• **TASK INSTRUCTIONS**
Exactly repeat the material, dropping every picture from the copy.

• **DATA SUPPLIED**
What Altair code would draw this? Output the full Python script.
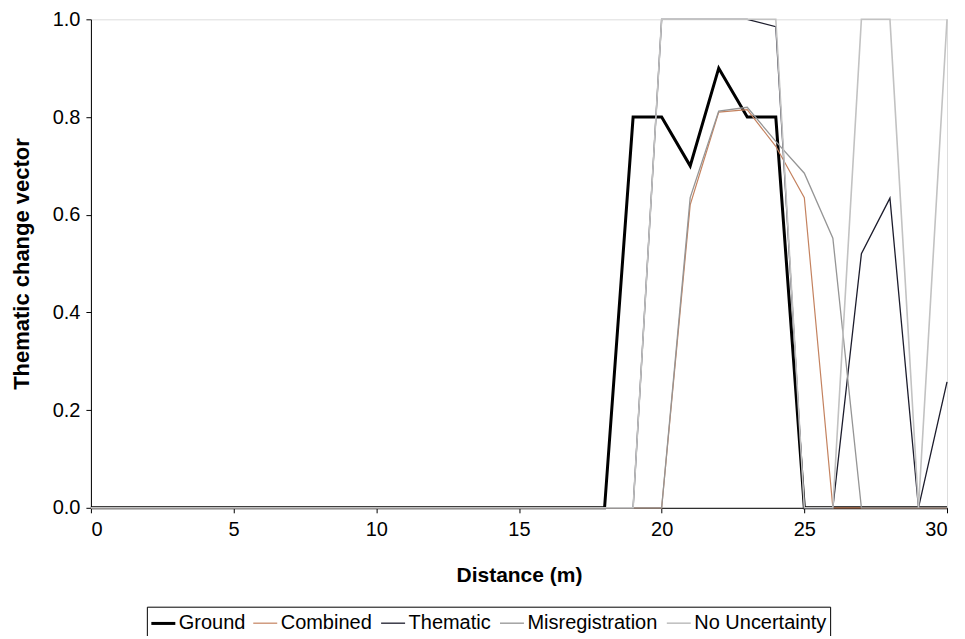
import altair as alt
import pandas as pd

distance = list(range(0, 31))
series_names = ["Ground", "Combined", "Thematic", "Misregistration", "No Uncertainty"]

z18 = [0.0] * 19  # x = 0..18
ground = z18[:18] + [0.0, 0.8, 0.8, 0.7, 0.9, 0.8, 0.8, 0.0, 0.0, 0.0, 0.0, 0.0, 0.0]
combined = z18 + [0.0, 0.0, 0.62, 0.81, 0.815, 0.74, 0.635, 0.0, 0.0, 0.0, 0.0, 0.0]
thematic = z18 + [0.0, 1.0, 1.0, 1.0, 1.0, 0.985, 0.0, 0.0, 0.52, 0.634, 0.0, 0.258]
misreg = z18 + [0.0, 0.0, 0.635, 0.812, 0.82, 0.75, 0.685, 0.552, 0.0, 0.0, 0.0, 0.0]
nounc = z18 + [0.0, 1.0, 1.0, 1.0, 1.0, 1.0, 0.0, 0.0, 1.0, 1.0, 0.0, 1.0]

values = {
    "Ground": ground,
    "Combined": combined,
    "Thematic": thematic,
    "Misregistration": misreg,
    "No Uncertainty": nounc,
}

colors = ["#000000", "#c4825f", "#1c1c2c", "#959595", "#c2c2c2"]
widths = [3.0, 1.2, 1.3, 1.3, 1.6]

font = "Liberation Sans"

x_enc = alt.X("distance:Q", title="Distance (m)",
              scale=alt.Scale(domain=[0, 30], nice=False),
              axis=alt.Axis(values=[0, 5, 10, 15, 20, 25, 30], grid=False,
                            labelFontSize=20, titleFontSize=21, titleFontWeight="bold",
                            labelFont=font, titleFont=font, labelColor="#000", titleColor="#000",
                            domainColor="#000", tickColor="#000", tickSize=5,
                            labelPadding=7, titlePadding=25))
y_enc = alt.Y("value:Q", title="Thematic change vector",
              scale=alt.Scale(domain=[0, 1], nice=False),
              axis=alt.Axis(values=[0, 0.2, 0.4, 0.6, 0.8, 1.0], format=".1f", grid=False,
                            labelFontSize=20, titleFontSize=22, titleFontWeight="bold",
                            labelFont=font, titleFont=font, labelColor="#000", titleColor="#000",
                            domainColor="#000", tickColor="#000", tickSize=5,
                            labelPadding=6, titlePadding=19))
color_enc = alt.Color("series:N", title=None,
                      scale=alt.Scale(domain=series_names, range=colors),
                      legend=alt.Legend(orient="none", legendX=56, legendY=588,
                                        direction="horizontal", columns=5,
                                        symbolType="stroke", symbolSize=576,
                                        labelFontSize=20, labelFont=font, labelColor="#000",
                                        strokeColor="#000", padding=3,
                                        columnPadding=5, labelOffset=2))
width_enc = alt.StrokeWidth("series:N", title=None,
                            scale=alt.Scale(type="ordinal", domain=series_names, range=widths))

layers = []
for s in series_names:
    d = pd.DataFrame({"distance": distance, "value": values[s], "series": [s] * len(distance)})
    layers.append(
        alt.Chart(d).mark_line(strokeJoin="miter").encode(
            x=x_enc, y=y_enc, color=color_enc, strokeWidth=width_enc
        )
    )

chart = alt.layer(*layers).properties(
    width=857, height=489,
    autosize=alt.AutoSizeParams(type="none"),
    padding={"left": 83, "top": 11, "right": 10, "bottom": 128},
).configure_view(stroke=None).configure(background="#ffffff")

chart.save("out.html", embed_options={"renderer": "svg", "actions": False})
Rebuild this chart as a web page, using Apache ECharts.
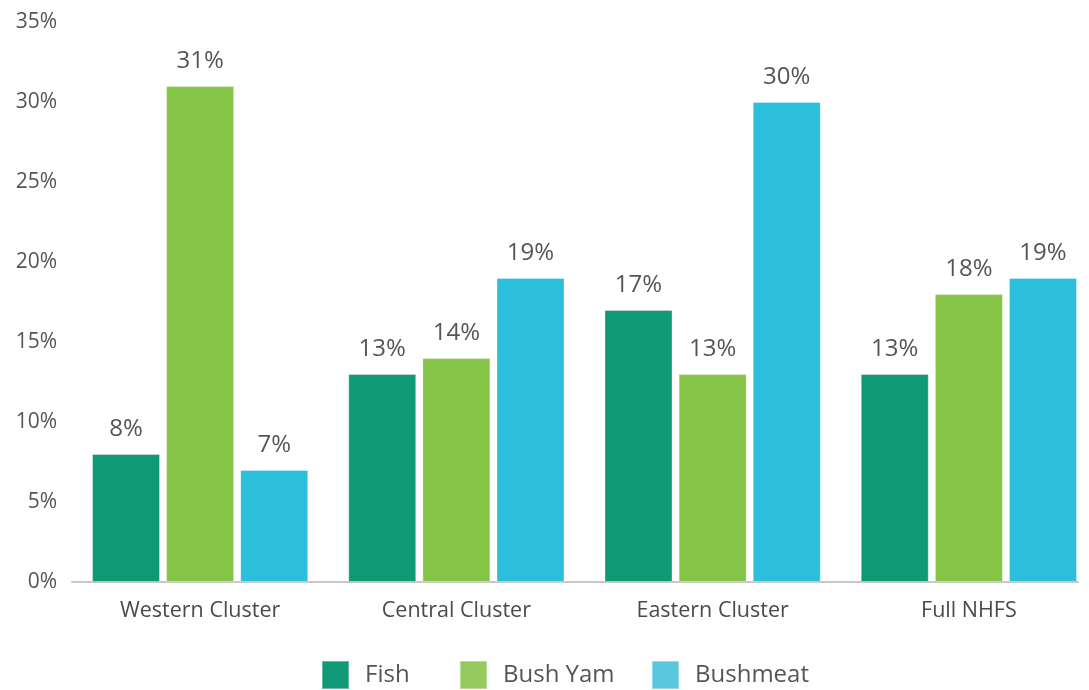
<!DOCTYPE html>
<html>
<head>
<meta charset="utf-8">
<script src="https://cdn.jsdelivr.net/npm/echarts@6/dist/echarts.min.js"></script>
<style>html,body{margin:0;padding:0;background:#fff}#c{width:1089px;height:690px}</style>
</head>
<body>
<div id="c"></div>
<script>
const categories = ['Western Cluster', 'Central Cluster', 'Eastern Cluster', 'Full NHFS'];
const seriesNames = ['Fish', 'Bush Yam', 'Bushmeat'];
const fish = [8, 13, 17, 13];
const bushYam = [31, 14, 13, 18];
const bushmeat = [7, 19, 30, 19];
const yTicks = [0, 5, 10, 15, 20, 25, 30, 35];

const colors = ['#0f9977', '#85c447', '#2bbfdb'];
const legendColors = ['#0f9977', '#95cb5c', '#5bc7df'];
const legendLefts = [321, 459, 651];
const values = [fish, bushYam, bushmeat];
const FONT = 'Open Sans';

const chart = echarts.init(document.getElementById('c'));
chart.setOption({
  animation: false,
  grid: [
    { left: 72, width: 1025, top: 22, bottom: 108, outerBoundsMode: 'none', containLabel: false },
    { left: 72, right: 11, top: 22, bottom: 108, outerBoundsMode: 'none', containLabel: false }
  ],
  legend: seriesNames.map((n, i) => ({
    bottom: 0,
    left: legendLefts[i],
    padding: 0,
    itemWidth: 27,
    itemHeight: 28,
    icon: 'rect',
    textStyle: { fontSize: 24, color: '#555', fontFamily: FONT, padding: [0, 0, 0, 11] },
    data: [{ name: n, itemStyle: { color: legendColors[i] } }]
  })),
  xAxis: [{
    type: 'category',
    gridIndex: 0,
    data: categories,
    axisLine: { show: false },
    axisTick: { show: false },
    axisLabel: { fontSize: 21.5, color: '#4a4a4a', margin: 18, fontFamily: FONT }
  }, {
    type: 'value',
    gridIndex: 1,
    min: 0, max: 1,
    axisLine: { show: true, lineStyle: { color: '#c8c8c8', width: 2 } },
    axisTick: { show: false },
    axisLabel: { show: false },
    splitLine: { show: false }
  }],
  yAxis: [{
    type: 'value',
    gridIndex: 0,
    min: 0, max: 35, interval: 5,
    splitLine: { show: false },
    axisLine: { show: false },
    axisTick: { show: false },
    axisLabel: { fontSize: 21, color: '#555', margin: 15, fontFamily: FONT, formatter: v => v + '%' }
  }, {
    type: 'value',
    gridIndex: 1,
    show: false
  }],
  series: seriesNames.map((n, i) => ({
    name: n,
    type: 'bar',
    data: values[i],
    barWidth: 68,
    barGap: '9%',
    z: 3,
    itemStyle: { color: colors[i], borderColor: 'rgba(255,255,255,0.35)', borderWidth: 1 },
    label: {
      show: true, position: 'top', distance: 13,
      fontSize: 24, color: '#555', fontFamily: FONT,
      formatter: p => p.value + '%'
    }
  }))
});
</script>
</body>
</html>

• **WRITTEN SOLUTION**
What Altair code would draw this? Output the full Python script.
import altair as alt
import pandas as pd

distance = list(range(0, 31))
series_names = ["Ground", "Combined", "Thematic", "Misregistration", "No Uncertainty"]

z18 = [0.0] * 19  # x = 0..18
ground = z18[:18] + [0.0, 0.8, 0.8, 0.7, 0.9, 0.8, 0.8, 0.0, 0.0, 0.0, 0.0, 0.0, 0.0]
combined = z18 + [0.0, 0.0, 0.62, 0.81, 0.815, 0.74, 0.635, 0.0, 0.0, 0.0, 0.0, 0.0]
thematic = z18 + [0.0, 1.0, 1.0, 1.0, 1.0, 0.985, 0.0, 0.0, 0.52, 0.634, 0.0, 0.258]
misreg = z18 + [0.0, 0.0, 0.635, 0.812, 0.82, 0.75, 0.685, 0.552, 0.0, 0.0, 0.0, 0.0]
nounc = z18 + [0.0, 1.0, 1.0, 1.0, 1.0, 1.0, 0.0, 0.0, 1.0, 1.0, 0.0, 1.0]

values = {
    "Ground": ground,
    "Combined": combined,
    "Thematic": thematic,
    "Misregistration": misreg,
    "No Uncertainty": nounc,
}

colors = ["#000000", "#c4825f", "#1c1c2c", "#959595", "#c2c2c2"]
widths = [3.0, 1.2, 1.3, 1.3, 1.6]

font = "Liberation Sans"

x_enc = alt.X("distance:Q", title="Distance (m)",
              scale=alt.Scale(domain=[0, 30], nice=False),
              axis=alt.Axis(values=[0, 5, 10, 15, 20, 25, 30], grid=False,
                            labelFontSize=20, titleFontSize=21, titleFontWeight="bold",
                            labelFont=font, titleFont=font, labelColor="#000", titleColor="#000",
                            domainColor="#000", tickColor="#000", tickSize=5,
                            labelPadding=7, titlePadding=25))
y_enc = alt.Y("value:Q", title="Thematic change vector",
              scale=alt.Scale(domain=[0, 1], nice=False),
              axis=alt.Axis(values=[0, 0.2, 0.4, 0.6, 0.8, 1.0], format=".1f", grid=False,
                            labelFontSize=20, titleFontSize=22, titleFontWeight="bold",
                            labelFont=font, titleFont=font, labelColor="#000", titleColor="#000",
                            domainColor="#000", tickColor="#000", tickSize=5,
                            labelPadding=6, titlePadding=19))
color_enc = alt.Color("series:N", title=None,
                      scale=alt.Scale(domain=series_names, range=colors),
                      legend=alt.Legend(orient="none", legendX=56, legendY=588,
                                        direction="horizontal", columns=5,
                                        symbolType="stroke", symbolSize=576,
                                        labelFontSize=20, labelFont=font, labelColor="#000",
                                        strokeColor="#000", padding=3,
                                        columnPadding=5, labelOffset=2))
width_enc = alt.StrokeWidth("series:N", title=None,
                            scale=alt.Scale(type="ordinal", domain=series_names, range=widths))

layers = []
for s in series_names:
    d = pd.DataFrame({"distance": distance, "value": values[s], "series": [s] * len(distance)})
    layers.append(
        alt.Chart(d).mark_line(strokeJoin="miter").encode(
            x=x_enc, y=y_enc, color=color_enc, strokeWidth=width_enc
        )
    )

chart = alt.layer(*layers).properties(
    width=857, height=489,
    autosize=alt.AutoSizeParams(type="none"),
    padding={"left": 83, "top": 11, "right": 10, "bottom": 128},
).configure_view(stroke=None).configure(background="#ffffff")

chart.save("out.html", embed_options={"renderer": "svg", "actions": False})
Rebuild this chart as a web page, using Apache ECharts.
<!DOCTYPE html>
<html>
<head>
<meta charset="utf-8">
<script src="https://cdn.jsdelivr.net/npm/echarts@6/dist/echarts.min.js"></script>
<style>html,body{margin:0;padding:0;background:#fff}#c{width:1089px;height:690px}</style>
</head>
<body>
<div id="c"></div>
<script>
const categories = ['Western Cluster', 'Central Cluster', 'Eastern Cluster', 'Full NHFS'];
const seriesNames = ['Fish', 'Bush Yam', 'Bushmeat'];
const fish = [8, 13, 17, 13];
const bushYam = [31, 14, 13, 18];
const bushmeat = [7, 19, 30, 19];
const yTicks = [0, 5, 10, 15, 20, 25, 30, 35];

const colors = ['#0f9977', '#85c447', '#2bbfdb'];
const legendColors = ['#0f9977', '#95cb5c', '#5bc7df'];
const legendLefts = [321, 459, 651];
const values = [fish, bushYam, bushmeat];
const FONT = 'Open Sans';

const chart = echarts.init(document.getElementById('c'));
chart.setOption({
  animation: false,
  grid: [
    { left: 72, width: 1025, top: 22, bottom: 108, outerBoundsMode: 'none', containLabel: false },
    { left: 72, right: 11, top: 22, bottom: 108, outerBoundsMode: 'none', containLabel: false }
  ],
  legend: seriesNames.map((n, i) => ({
    bottom: 0,
    left: legendLefts[i],
    padding: 0,
    itemWidth: 27,
    itemHeight: 28,
    icon: 'rect',
    textStyle: { fontSize: 24, color: '#555', fontFamily: FONT, padding: [0, 0, 0, 11] },
    data: [{ name: n, itemStyle: { color: legendColors[i] } }]
  })),
  xAxis: [{
    type: 'category',
    gridIndex: 0,
    data: categories,
    axisLine: { show: false },
    axisTick: { show: false },
    axisLabel: { fontSize: 21.5, color: '#4a4a4a', margin: 18, fontFamily: FONT }
  }, {
    type: 'value',
    gridIndex: 1,
    min: 0, max: 1,
    axisLine: { show: true, lineStyle: { color: '#c8c8c8', width: 2 } },
    axisTick: { show: false },
    axisLabel: { show: false },
    splitLine: { show: false }
  }],
  yAxis: [{
    type: 'value',
    gridIndex: 0,
    min: 0, max: 35, interval: 5,
    splitLine: { show: false },
    axisLine: { show: false },
    axisTick: { show: false },
    axisLabel: { fontSize: 21, color: '#555', margin: 15, fontFamily: FONT, formatter: v => v + '%' }
  }, {
    type: 'value',
    gridIndex: 1,
    show: false
  }],
  series: seriesNames.map((n, i) => ({
    name: n,
    type: 'bar',
    data: values[i],
    barWidth: 68,
    barGap: '9%',
    z: 3,
    itemStyle: { color: colors[i], borderColor: 'rgba(255,255,255,0.35)', borderWidth: 1 },
    label: {
      show: true, position: 'top', distance: 13,
      fontSize: 24, color: '#555', fontFamily: FONT,
      formatter: p => p.value + '%'
    }
  }))
});
</script>
</body>
</html>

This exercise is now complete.